Emily won the McKenna Prize for Baroque Music, performed on BBC Chanel 4, was a soloist in Vivaldi’s Four Seasons with Aston Magna, and viola d’amore soloist with the Royal College of Music Baroque Orchestra. A versatile and adventurous musician, she has commissioned new works for period instruments as a founding member of Consort 21. Her interdisciplinary concert experience Vanitas: Catch It While You Can explores live and recorded performance through music and art of the 17th century and today, and was featured in the Royal College of Music’s Great Exhibitionists series.
Committed to sharing music through education as well as performance, Emily joined the faculty of the Royal College of Music’s Junior Department as a baroque ensembles coach while still a graduate student. She has developed and presented an award-winning series of “Pajama Concerts” for children, created interactive baroque workshops for young musicians, and helped lead workshops with the BBC Proms, at community centers, in museums and schools. Emily teaches violin privately at the South Shore Conservatory and All Newton Music School and coaches chamber music each summer at the Elizabethtown College Music Camp. Emily holds an MPerf in Historical Performance with Distinction from the Royal College of Music in London, as well as degrees in Violin Performance from Houghton College (BMus) and Penn State University (MMus). Her teachers principal have included Catherine Martin, Cynthia Roberts, Adrian Butterfield, Julie Andrijeski, James Lyon and Lin He.
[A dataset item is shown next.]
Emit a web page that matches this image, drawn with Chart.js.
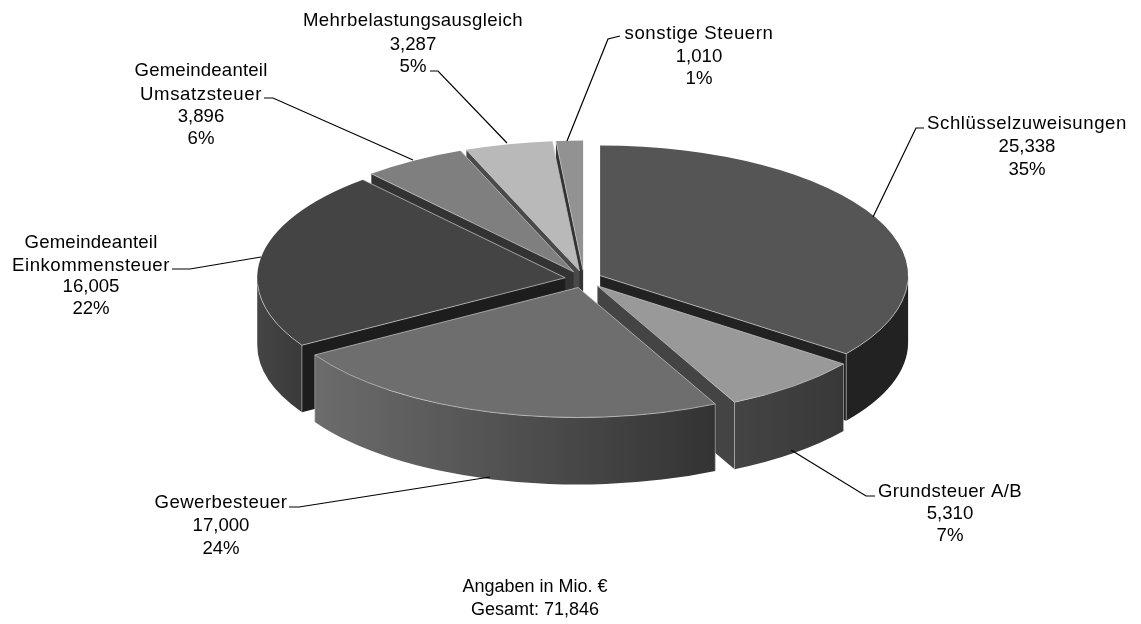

Soprano, Brittany Palmer, was trained at Florida State University and the Eastman School of Music, where she collaborated with renowned lutenist, Paul O’Dette. Brittany has
performed in prestigious venues across the country including the Kennedy Center in Washington, D.C. and the Brooklyn Academy of Music (BAM). She was praised in the NY Times for being a “solicitous vixen” as Venus in Morningside Opera’s burlesque
adaptation of The Judgment of Paris. She reprised the role of Venus for Austin McCormick’s Company XIV production, Judge Me Paris. Brittany is a proud member of Siren Baroque and regularly performs early and contemporary music throughout NYC. Additionally, Brittany is a speech pathologist who specializes in voice disorders and teaches voice acoustics at Yeshiva University.